MATERIAL PROVIDED |
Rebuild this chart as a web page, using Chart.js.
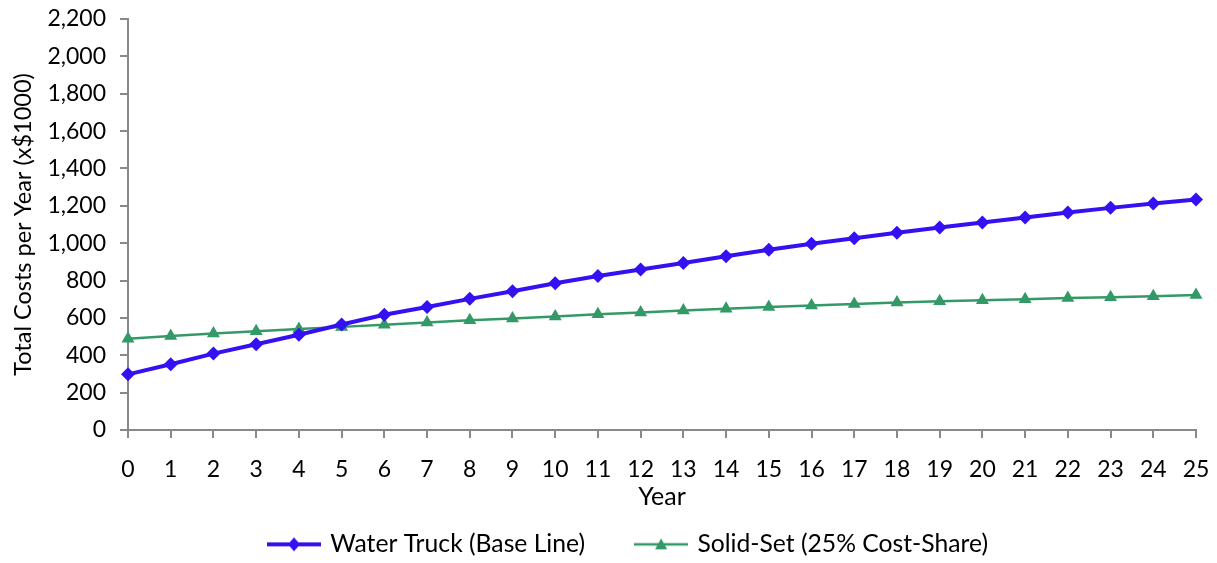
<!DOCTYPE html>
<html>
<head>
<meta charset="utf-8">
<script src="https://cdn.jsdelivr.net/npm/chart.js@4.4.0/dist/chart.umd.min.js"></script>
<style>
html,body{margin:0;padding:0;background:#fff;}
#wrap{width:1217px;height:563px;position:relative;}
</style>
</head>
<body>
<div id="wrap"><canvas id="c" width="1217" height="563"></canvas></div>
<script>
const years = ['0','1','2','3','4','5','6','7','8','9','10','11','12','13','14','15','16','17','18','19','20','21','22','23','24','25'];
const waterTruck = [298,352,409,459,510,565,617,658,702,743,786,824,859,894,930,965,997,1026,1056,1084,1111,1138,1164,1189,1212,1234];
const solidSet = [489,503,517,529,540,552,564,576,587,597,608,619,629,639,649,659,667,675,682,689,695,700,706,711,716,722];
const yTicks = [0,200,400,600,800,1000,1200,1400,1600,1800,2000,2200];

const BLUE = '#3311F0';
const GREEN = '#339966';
const AXIS = '#898989';
const FONT = 'Lato';

function legendIcon(color, lw, kind) {
  const c = document.createElement('canvas');
  c.width = 54; c.height = 16;
  const x = c.getContext('2d');
  x.strokeStyle = color; x.lineWidth = lw;
  x.beginPath(); x.moveTo(0, 8); x.lineTo(54, 8); x.stroke();
  x.fillStyle = color;
  x.beginPath();
  if (kind === 'diamond') {
    x.moveTo(27, 1); x.lineTo(33, 8); x.lineTo(27, 15); x.lineTo(21, 8);
  } else {
    x.moveTo(27, 2); x.lineTo(33, 13); x.lineTo(21, 13);
  }
  x.closePath(); x.fill();
  return c;
}

// moves the legend box (layout only) to where the reference legend sits
const legendShift = {
  id: 'legendShift',
  afterLayout(chart) {
    const lg = chart.legend;
    if (!lg) return;
    lg.left += 31; lg.right += 31;
    lg.top -= 47;
    lg.height = lg.bottom - lg.top;
  }
};

Chart.defaults.font.family = FONT;
Chart.defaults.color = '#000';

new Chart(document.getElementById('c'), {
  type: 'line',
  data: {
    labels: years,
    datasets: [
      {
        label: 'Water Truck (Base Line)',
        data: waterTruck,
        borderColor: BLUE,
        backgroundColor: BLUE,
        borderWidth: 4,
        pointStyle: 'rectRot',
        pointRadius: 7,
        pointBorderWidth: 0,
        tension: 0
      },
      {
        label: 'Solid-Set (25% Cost-Share)',
        data: solidSet,
        borderColor: GREEN,
        backgroundColor: GREEN,
        borderWidth: 2.5,
        pointStyle: 'triangle',
        pointRadius: 7.5,
        pointBorderWidth: 0,
        tension: 0
      }
    ]
  },
  plugins: [legendShift],
  options: {
    responsive: false,
    animation: false,
    layout: { padding: { left: 0, right: 21, top: 19, bottom: 0 } },
    plugins: {
      tooltip: { enabled: false },
      legend: {
        position: 'bottom',
        maxHeight: 36,
        labels: {
          font: { size: 24.7, family: FONT },
          color: '#000',
          usePointStyle: true,
          pointStyleWidth: 48,
          padding: 52,
          generateLabels: (chart) => [
            { text: 'Water Truck (Base Line)', pointStyle: legendIcon(BLUE, 4, 'diamond'), datasetIndex: 0, fillStyle: BLUE, strokeStyle: BLUE, lineWidth: 0 },
            { text: 'Solid-Set (25% Cost-Share)', pointStyle: legendIcon(GREEN, 2.5, 'triangle'), datasetIndex: 1, fillStyle: GREEN, strokeStyle: GREEN, lineWidth: 0 }
          ]
        }
      }
    },
    scales: {
      x: {
        type: 'category',
        offset: false,
        grid: { drawOnChartArea: false, drawTicks: true, tickLength: 8, color: AXIS, lineWidth: 2 },
        border: { color: AXIS, width: 2 },
        ticks: { font: { size: 23, family: FONT }, color: '#000', padding: 18, maxRotation: 0, autoSkip: false },
        title: { display: true, text: 'Year', font: { size: 25, family: FONT }, color: '#000', padding: { top: 0, bottom: 15 } },
        afterFit: (s) => { s.height = 97; s.paddingLeft = 0; s.paddingRight = 0; }
      },
      y: {
        min: 0, max: 2200,
        afterBuildTicks: (s) => { s.ticks = yTicks.map(v => ({ value: v })); },
        grid: { drawOnChartArea: false, drawTicks: true, tickLength: 8, color: AXIS, lineWidth: 2 },
        border: { color: AXIS, width: 2 },
        ticks: { font: { size: 23, family: FONT }, color: '#000', padding: 14,
          callback: (v) => Number(v).toLocaleString('en-US') },
        title: { display: true, text: 'Total Costs per Year (x$1000)', font: { size: 23.5, family: FONT }, color: '#000', padding: { top: 9, bottom: 0 } },
        afterFit: (s) => { s.width = 128; s.paddingTop = 0; s.paddingBottom = 0; }
      }
    }
  }
});
</script>
</body>
</html>
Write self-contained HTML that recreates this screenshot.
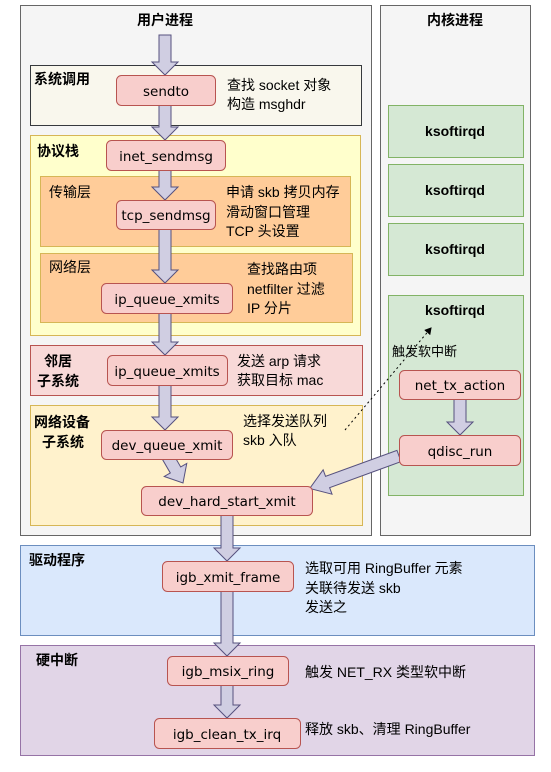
<!DOCTYPE html>
<html><head><meta charset="utf-8"><style>
body{margin:0;background:#fff}
svg text{font-family:"Liberation Sans","Noto Sans CJK SC",sans-serif;font-size:14px;fill:#000}
.b{font-weight:bold}
.m{font-family:"DejaVu Sans","Noto Sans CJK SC",sans-serif;font-size:13.5px}
.n{fill:#f8cecc;stroke:#b85450;stroke-width:1}
.a{fill:#d0cee2;stroke:#56517e;stroke-width:1}
</style></head><body>
<svg width="551" height="767" xmlns="http://www.w3.org/2000/svg">
<defs>
<marker id="dh" markerWidth="8" markerHeight="8" refX="6" refY="4" orient="auto"><path d="M0,0 L7,4 L0,8 Z" fill="#000"/></marker>
</defs>
<rect x="20.5" y="5.5" width="351" height="530" fill="#f5f5f5" stroke="#666"/>
<rect x="380.5" y="5.5" width="150" height="530" fill="#f5f5f5" stroke="#666"/>
<text x="165" y="25" text-anchor="middle" class="b">用户进程</text>
<text x="455" y="25" text-anchor="middle" class="b">内核进程</text>

<rect x="30.5" y="65.5" width="331" height="60" fill="#f9f7ed" stroke="#36393d"/>
<text x="34" y="84" class="b">系统调用</text>

<rect x="30.5" y="135.5" width="330" height="200" fill="#ffffcc" stroke="#d6b656"/>
<text x="37" y="156" class="b">协议栈</text>
<rect x="40.5" y="176.5" width="310" height="70" fill="#ffcc99" stroke="#d6b656"/>
<text x="49" y="197">传输层</text>
<rect x="40.5" y="253.5" width="312" height="69" fill="#ffcc99" stroke="#d6b656"/>
<text x="49" y="272">网络层</text>

<rect x="30.5" y="345.5" width="332" height="50" fill="#f8d9d8" stroke="#b85450"/>
<text x="44" y="366" class="b">邻居</text>
<text x="37" y="386" class="b">子系统</text>

<rect x="30.5" y="405.5" width="332" height="120" fill="#fff2cc" stroke="#d6b656"/>
<text x="34" y="427" class="b">网络设备</text>
<text x="42" y="447" class="b">子系统</text>

<rect x="20.5" y="545.5" width="514" height="90" fill="#dae8fc" stroke="#6c8ebf"/>
<text x="29" y="565" class="b">驱动程序</text>
<rect x="20.5" y="645.5" width="514" height="110" fill="#e1d5e7" stroke="#9673a6"/>
<text x="36" y="665" class="b">硬中断</text>

<rect x="388.5" y="105.5" width="135" height="52" fill="#d5e8d4" stroke="#82b366"/>
<text x="455" y="136" text-anchor="middle" class="b">ksoftirqd</text>
<rect x="388.5" y="164.5" width="135" height="52" fill="#d5e8d4" stroke="#82b366"/>
<text x="455" y="195" text-anchor="middle" class="b">ksoftirqd</text>
<rect x="388.5" y="223.5" width="135" height="52" fill="#d5e8d4" stroke="#82b366"/>
<text x="455" y="254" text-anchor="middle" class="b">ksoftirqd</text>
<rect x="388.5" y="295.5" width="135" height="200" fill="#d5e8d4" stroke="#82b366"/>
<text x="455" y="315" text-anchor="middle" class="b">ksoftirqd</text>
<text x="392" y="356" style="font-size:13px">触发软中断</text>

<g>
<path class="a" d="M159,35 H171 V62 H178 L165,75 L152,62 H159 Z"/>
<path class="a" d="M159,105 H171 V127 H178 L165,140 L152,127 H159 Z"/>
<path class="a" d="M159,170 H171 V187 H178 L165,200 L152,187 H159 Z"/>
<path class="a" d="M159,229 H171 V270 H178 L165,283 L152,270 H159 Z"/>
<path class="a" d="M159,313 H171 V342 H178 L165,355 L152,342 H159 Z"/>
<path class="a" d="M159,385 H171 V417 H178 L165,430 L152,417 H159 Z"/>
<path class="a" d="M-6,0 H6 V15 H13 L0,30 L-13,15 H-6 Z" transform="translate(168,457) rotate(-30)"/>
<path class="a" d="M221,515 H233 V548 H240 L227,561 L214,548 H221 Z"/>
<path class="a" d="M221,591 H233 V643 H240 L227,656 L214,643 H221 Z"/>
<path class="a" d="M221,685 H233 V705 H240 L227,718 L214,705 H221 Z"/>
<path class="a" d="M454,399 H466 V422 H473 L460,435 L447,422 H454 Z"/>
<path class="a" d="M-6,0 H6 V76 H13 L0,95 L-13,76 H-6 Z" transform="translate(399,456) rotate(70)"/>
</g>
<line x1="345" y1="430" x2="431" y2="328" stroke="#000" stroke-dasharray="2,3" marker-end="url(#dh)"/>

<rect class="n" x="116.5" y="75.5" width="99" height="30" rx="5"/>
<text x="166" y="96" text-anchor="middle" class="m">sendto</text>
<rect class="n" x="106.5" y="140.5" width="119" height="30" rx="5"/>
<text x="166" y="161" text-anchor="middle" class="m">inet_sendmsg</text>
<rect class="n" x="116.5" y="200.5" width="99" height="29" rx="5"/>
<text x="166" y="220" text-anchor="middle" class="m">tcp_sendmsg</text>
<rect class="n" x="101.5" y="283.5" width="131" height="30" rx="5"/>
<text x="167" y="304" text-anchor="middle" class="m">ip_queue_xmits</text>
<rect class="n" x="107.5" y="355.5" width="120" height="30" rx="5"/>
<text x="167" y="376" text-anchor="middle" class="m">ip_queue_xmits</text>
<rect class="n" x="101.5" y="430.5" width="131" height="29" rx="5"/>
<text x="167" y="450" text-anchor="middle" class="m">dev_queue_xmit</text>
<rect class="n" x="141.5" y="486.5" width="171" height="29" rx="5"/>
<text x="227" y="506" text-anchor="middle" class="m">dev_hard_start_xmit</text>
<rect class="n" x="162.5" y="561.5" width="131" height="30" rx="5"/>
<text x="228" y="582" text-anchor="middle" class="m">igb_xmit_frame</text>
<rect class="n" x="167.5" y="656.5" width="121" height="29" rx="5"/>
<text x="228" y="676" text-anchor="middle" class="m">igb_msix_ring</text>
<rect class="n" x="154.5" y="718.5" width="146" height="30" rx="5"/>
<text x="227" y="739" text-anchor="middle" class="m">igb_clean_tx_irq</text>
<rect class="n" x="399.5" y="370.5" width="121" height="29" rx="5"/>
<text x="460" y="390" text-anchor="middle" class="m">net_tx_action</text>
<rect class="n" x="399.5" y="435.5" width="121" height="30" rx="5"/>
<text x="460" y="456" text-anchor="middle" class="m">qdisc_run</text>

<text x="227" y="90">查找 socket 对象</text>
<text x="227" y="109">构造 msghdr</text>
<text x="226" y="197">申请 skb 拷贝内存</text>
<text x="226" y="217">滑动窗口管理</text>
<text x="226" y="236">TCP 头设置</text>
<text x="247" y="274">查找路由项</text>
<text x="247" y="294">netfilter 过滤</text>
<text x="247" y="313">IP 分片</text>
<text x="237" y="366">发送 arp 请求</text>
<text x="237" y="385">获取目标 mac</text>
<text x="243" y="426">选择发送队列</text>
<text x="243" y="445">skb 入队</text>
<text x="305" y="573">选取可用 RingBuffer 元素</text>
<text x="305" y="593">关联待发送 skb</text>
<text x="305" y="612">发送之</text>
<text x="305" y="677">触发 NET_RX 类型软中断</text>
<text x="305" y="734">释放 skb、清理 RingBuffer</text>
</svg>
</body></html>
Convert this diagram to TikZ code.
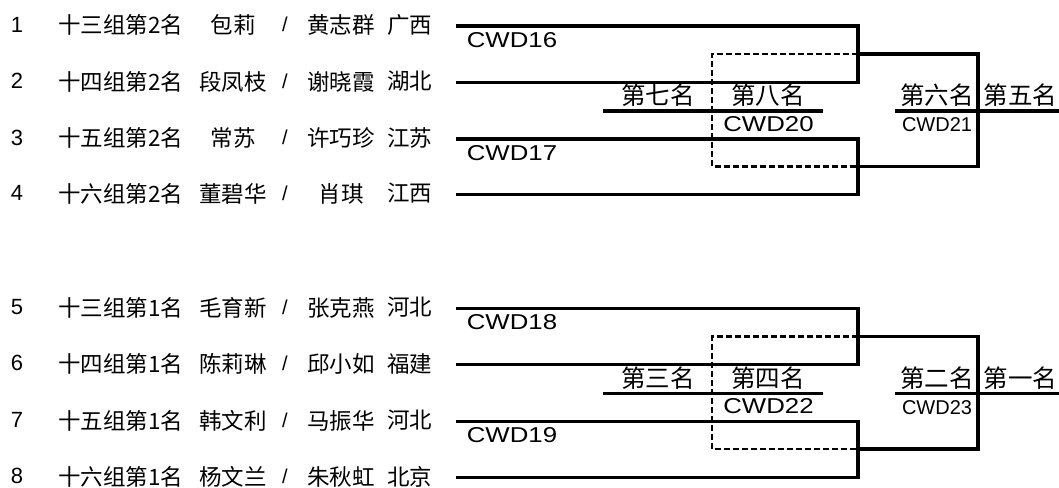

AIM OF THE TASK | Stop after the line containing "Chart.defaults.color = '#000';": copy the records exactly from the first line up to there, leaving pictures out.

TASK SOLUTION |
Rebuild this chart as a web page, using Chart.js.
<!DOCTYPE html>
<html>
<head>
<meta charset="utf-8">
<script src="https://cdn.jsdelivr.net/npm/chart.js@4.4.0/dist/chart.umd.min.js"></script>
<style>
html,body{margin:0;padding:0;background:#fff;}
#wrap{width:1217px;height:563px;position:relative;}
</style>
</head>
<body>
<div id="wrap"><canvas id="c" width="1217" height="563"></canvas></div>
<script>
const years = ['0','1','2','3','4','5','6','7','8','9','10','11','12','13','14','15','16','17','18','19','20','21','22','23','24','25'];
const waterTruck = [298,352,409,459,510,565,617,658,702,743,786,824,859,894,930,965,997,1026,1056,1084,1111,1138,1164,1189,1212,1234];
const solidSet = [489,503,517,529,540,552,564,576,587,597,608,619,629,639,649,659,667,675,682,689,695,700,706,711,716,722];
const yTicks = [0,200,400,600,800,1000,1200,1400,1600,1800,2000,2200];

const BLUE = '#3311F0';
const GREEN = '#339966';
const AXIS = '#898989';
const FONT = 'Lato';

function legendIcon(color, lw, kind) {
  const c = document.createElement('canvas');
  c.width = 54; c.height = 16;
  const x = c.getContext('2d');
  x.strokeStyle = color; x.lineWidth = lw;
  x.beginPath(); x.moveTo(0, 8); x.lineTo(54, 8); x.stroke();
  x.fillStyle = color;
  x.beginPath();
  if (kind === 'diamond') {
    x.moveTo(27, 1); x.lineTo(33, 8); x.lineTo(27, 15); x.lineTo(21, 8);
  } else {
    x.moveTo(27, 2); x.lineTo(33, 13); x.lineTo(21, 13);
  }
  x.closePath(); x.fill();
  return c;
}

// moves the legend box (layout only) to where the reference legend sits
const legendShift = {
  id: 'legendShift',
  afterLayout(chart) {
    const lg = chart.legend;
    if (!lg) return;
    lg.left += 31; lg.right += 31;
    lg.top -= 47;
    lg.height = lg.bottom - lg.top;
  }
};

Chart.defaults.font.family = FONT;
Chart.defaults.color = '#000';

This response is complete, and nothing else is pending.